:: Data section ::
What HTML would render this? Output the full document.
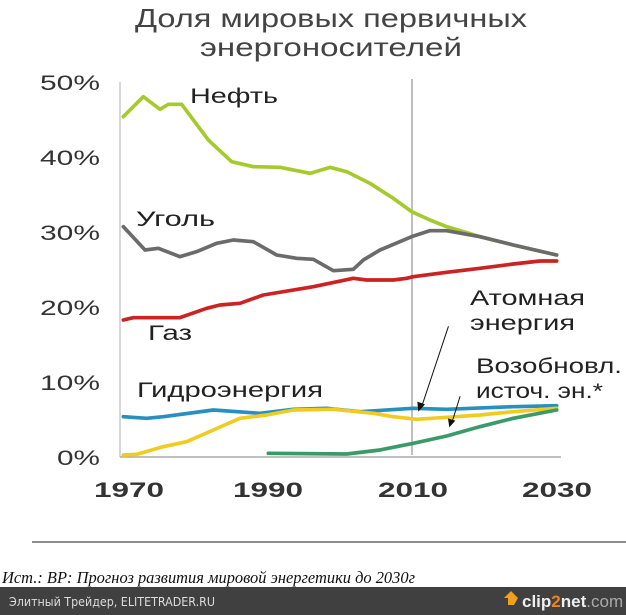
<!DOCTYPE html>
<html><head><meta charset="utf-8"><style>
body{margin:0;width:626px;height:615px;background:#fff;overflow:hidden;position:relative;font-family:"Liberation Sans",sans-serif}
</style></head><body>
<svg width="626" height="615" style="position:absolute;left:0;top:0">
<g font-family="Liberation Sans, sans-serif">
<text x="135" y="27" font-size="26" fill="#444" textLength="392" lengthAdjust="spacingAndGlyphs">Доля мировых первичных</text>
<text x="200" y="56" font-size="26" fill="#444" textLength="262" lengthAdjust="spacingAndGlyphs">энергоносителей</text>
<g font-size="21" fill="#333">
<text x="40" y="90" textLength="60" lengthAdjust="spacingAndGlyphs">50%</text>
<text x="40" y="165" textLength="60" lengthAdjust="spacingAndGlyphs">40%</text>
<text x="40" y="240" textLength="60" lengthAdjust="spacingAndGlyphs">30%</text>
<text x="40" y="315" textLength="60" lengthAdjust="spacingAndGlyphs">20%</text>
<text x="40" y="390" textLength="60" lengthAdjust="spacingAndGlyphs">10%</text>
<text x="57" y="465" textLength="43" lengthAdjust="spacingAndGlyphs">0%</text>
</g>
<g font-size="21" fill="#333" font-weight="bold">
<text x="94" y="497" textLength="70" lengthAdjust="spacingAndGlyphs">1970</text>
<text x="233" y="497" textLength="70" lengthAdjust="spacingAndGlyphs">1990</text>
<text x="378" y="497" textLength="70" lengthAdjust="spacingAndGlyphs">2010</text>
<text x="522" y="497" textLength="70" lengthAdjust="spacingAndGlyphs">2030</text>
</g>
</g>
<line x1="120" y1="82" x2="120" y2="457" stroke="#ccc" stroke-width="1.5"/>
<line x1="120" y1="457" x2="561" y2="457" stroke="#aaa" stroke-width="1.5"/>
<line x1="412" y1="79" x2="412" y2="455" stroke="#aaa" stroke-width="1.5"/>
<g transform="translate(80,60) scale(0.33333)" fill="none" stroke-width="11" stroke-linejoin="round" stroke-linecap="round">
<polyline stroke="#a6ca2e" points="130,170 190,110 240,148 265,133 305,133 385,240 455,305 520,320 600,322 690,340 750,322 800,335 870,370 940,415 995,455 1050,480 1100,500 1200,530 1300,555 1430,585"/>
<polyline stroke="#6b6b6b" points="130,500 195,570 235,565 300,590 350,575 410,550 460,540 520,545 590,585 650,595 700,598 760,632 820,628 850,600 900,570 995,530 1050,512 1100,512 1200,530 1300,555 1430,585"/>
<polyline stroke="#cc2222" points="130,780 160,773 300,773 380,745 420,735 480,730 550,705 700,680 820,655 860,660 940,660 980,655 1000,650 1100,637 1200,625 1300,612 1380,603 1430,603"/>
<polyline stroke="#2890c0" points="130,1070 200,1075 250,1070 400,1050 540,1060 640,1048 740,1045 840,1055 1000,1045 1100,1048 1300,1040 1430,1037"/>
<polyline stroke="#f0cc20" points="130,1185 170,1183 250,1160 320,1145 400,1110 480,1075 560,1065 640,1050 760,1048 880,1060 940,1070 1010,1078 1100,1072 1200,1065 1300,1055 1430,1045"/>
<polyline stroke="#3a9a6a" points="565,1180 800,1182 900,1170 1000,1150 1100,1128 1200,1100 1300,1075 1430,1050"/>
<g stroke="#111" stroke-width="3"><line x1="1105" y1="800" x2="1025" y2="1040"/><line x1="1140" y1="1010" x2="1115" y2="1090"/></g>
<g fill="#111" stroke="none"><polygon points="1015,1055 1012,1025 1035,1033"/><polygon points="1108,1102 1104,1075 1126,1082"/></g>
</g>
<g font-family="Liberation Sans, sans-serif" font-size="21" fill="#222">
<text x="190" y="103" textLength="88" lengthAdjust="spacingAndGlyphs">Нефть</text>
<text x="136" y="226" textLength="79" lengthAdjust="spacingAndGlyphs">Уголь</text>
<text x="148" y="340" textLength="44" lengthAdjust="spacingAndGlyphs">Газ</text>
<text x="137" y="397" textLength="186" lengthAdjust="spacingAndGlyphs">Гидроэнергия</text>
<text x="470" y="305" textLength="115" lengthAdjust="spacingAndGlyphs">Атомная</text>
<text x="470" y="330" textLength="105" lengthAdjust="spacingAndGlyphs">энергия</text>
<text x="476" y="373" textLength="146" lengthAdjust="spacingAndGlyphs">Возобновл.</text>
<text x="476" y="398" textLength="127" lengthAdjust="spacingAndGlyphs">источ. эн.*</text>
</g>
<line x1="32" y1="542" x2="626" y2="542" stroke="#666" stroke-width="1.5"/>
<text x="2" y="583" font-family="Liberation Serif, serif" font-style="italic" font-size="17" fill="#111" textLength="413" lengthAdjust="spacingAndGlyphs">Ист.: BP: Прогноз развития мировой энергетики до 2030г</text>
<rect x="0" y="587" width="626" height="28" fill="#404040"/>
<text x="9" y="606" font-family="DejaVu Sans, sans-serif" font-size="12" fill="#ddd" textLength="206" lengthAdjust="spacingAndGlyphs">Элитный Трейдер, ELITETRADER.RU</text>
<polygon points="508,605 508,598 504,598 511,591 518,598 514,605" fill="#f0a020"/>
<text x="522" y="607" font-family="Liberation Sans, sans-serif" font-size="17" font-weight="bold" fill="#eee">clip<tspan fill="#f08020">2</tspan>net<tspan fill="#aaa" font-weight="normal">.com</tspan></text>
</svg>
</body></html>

:: Given instruction ::
Without the images, write out each line of the data verbatim.

:: Task response ::
What HTML would render this? Output the full document.
<!DOCTYPE html>
<html><head><meta charset="utf-8"><style>
body{margin:0;width:626px;height:615px;background:#fff;overflow:hidden;position:relative;font-family:"Liberation Sans",sans-serif}
</style></head><body>
<svg width="626" height="615" style="position:absolute;left:0;top:0">
<g font-family="Liberation Sans, sans-serif">
<text x="135" y="27" font-size="26" fill="#444" textLength="392" lengthAdjust="spacingAndGlyphs">Доля мировых первичных</text>
<text x="200" y="56" font-size="26" fill="#444" textLength="262" lengthAdjust="spacingAndGlyphs">энергоносителей</text>
<g font-size="21" fill="#333">
<text x="40" y="90" textLength="60" lengthAdjust="spacingAndGlyphs">50%</text>
<text x="40" y="165" textLength="60" lengthAdjust="spacingAndGlyphs">40%</text>
<text x="40" y="240" textLength="60" lengthAdjust="spacingAndGlyphs">30%</text>
<text x="40" y="315" textLength="60" lengthAdjust="spacingAndGlyphs">20%</text>
<text x="40" y="390" textLength="60" lengthAdjust="spacingAndGlyphs">10%</text>
<text x="57" y="465" textLength="43" lengthAdjust="spacingAndGlyphs">0%</text>
</g>
<g font-size="21" fill="#333" font-weight="bold">
<text x="94" y="497" textLength="70" lengthAdjust="spacingAndGlyphs">1970</text>
<text x="233" y="497" textLength="70" lengthAdjust="spacingAndGlyphs">1990</text>
<text x="378" y="497" textLength="70" lengthAdjust="spacingAndGlyphs">2010</text>
<text x="522" y="497" textLength="70" lengthAdjust="spacingAndGlyphs">2030</text>
</g>
</g>
<line x1="120" y1="82" x2="120" y2="457" stroke="#ccc" stroke-width="1.5"/>
<line x1="120" y1="457" x2="561" y2="457" stroke="#aaa" stroke-width="1.5"/>
<line x1="412" y1="79" x2="412" y2="455" stroke="#aaa" stroke-width="1.5"/>
<g transform="translate(80,60) scale(0.33333)" fill="none" stroke-width="11" stroke-linejoin="round" stroke-linecap="round">
<polyline stroke="#a6ca2e" points="130,170 190,110 240,148 265,133 305,133 385,240 455,305 520,320 600,322 690,340 750,322 800,335 870,370 940,415 995,455 1050,480 1100,500 1200,530 1300,555 1430,585"/>
<polyline stroke="#6b6b6b" points="130,500 195,570 235,565 300,590 350,575 410,550 460,540 520,545 590,585 650,595 700,598 760,632 820,628 850,600 900,570 995,530 1050,512 1100,512 1200,530 1300,555 1430,585"/>
<polyline stroke="#cc2222" points="130,780 160,773 300,773 380,745 420,735 480,730 550,705 700,680 820,655 860,660 940,660 980,655 1000,650 1100,637 1200,625 1300,612 1380,603 1430,603"/>
<polyline stroke="#2890c0" points="130,1070 200,1075 250,1070 400,1050 540,1060 640,1048 740,1045 840,1055 1000,1045 1100,1048 1300,1040 1430,1037"/>
<polyline stroke="#f0cc20" points="130,1185 170,1183 250,1160 320,1145 400,1110 480,1075 560,1065 640,1050 760,1048 880,1060 940,1070 1010,1078 1100,1072 1200,1065 1300,1055 1430,1045"/>
<polyline stroke="#3a9a6a" points="565,1180 800,1182 900,1170 1000,1150 1100,1128 1200,1100 1300,1075 1430,1050"/>
<g stroke="#111" stroke-width="3"><line x1="1105" y1="800" x2="1025" y2="1040"/><line x1="1140" y1="1010" x2="1115" y2="1090"/></g>
<g fill="#111" stroke="none"><polygon points="1015,1055 1012,1025 1035,1033"/><polygon points="1108,1102 1104,1075 1126,1082"/></g>
</g>
<g font-family="Liberation Sans, sans-serif" font-size="21" fill="#222">
<text x="190" y="103" textLength="88" lengthAdjust="spacingAndGlyphs">Нефть</text>
<text x="136" y="226" textLength="79" lengthAdjust="spacingAndGlyphs">Уголь</text>
<text x="148" y="340" textLength="44" lengthAdjust="spacingAndGlyphs">Газ</text>
<text x="137" y="397" textLength="186" lengthAdjust="spacingAndGlyphs">Гидроэнергия</text>
<text x="470" y="305" textLength="115" lengthAdjust="spacingAndGlyphs">Атомная</text>
<text x="470" y="330" textLength="105" lengthAdjust="spacingAndGlyphs">энергия</text>
<text x="476" y="373" textLength="146" lengthAdjust="spacingAndGlyphs">Возобновл.</text>
<text x="476" y="398" textLength="127" lengthAdjust="spacingAndGlyphs">источ. эн.*</text>
</g>
<line x1="32" y1="542" x2="626" y2="542" stroke="#666" stroke-width="1.5"/>
<text x="2" y="583" font-family="Liberation Serif, serif" font-style="italic" font-size="17" fill="#111" textLength="413" lengthAdjust="spacingAndGlyphs">Ист.: BP: Прогноз развития мировой энергетики до 2030г</text>
<rect x="0" y="587" width="626" height="28" fill="#404040"/>
<text x="9" y="606" font-family="DejaVu Sans, sans-serif" font-size="12" fill="#ddd" textLength="206" lengthAdjust="spacingAndGlyphs">Элитный Трейдер, ELITETRADER.RU</text>
<polygon points="508,605 508,598 504,598 511,591 518,598 514,605" fill="#f0a020"/>
<text x="522" y="607" font-family="Liberation Sans, sans-serif" font-size="17" font-weight="bold" fill="#eee">clip<tspan fill="#f08020">2</tspan>net<tspan fill="#aaa" font-weight="normal">.com</tspan></text>
</svg>
</body></html>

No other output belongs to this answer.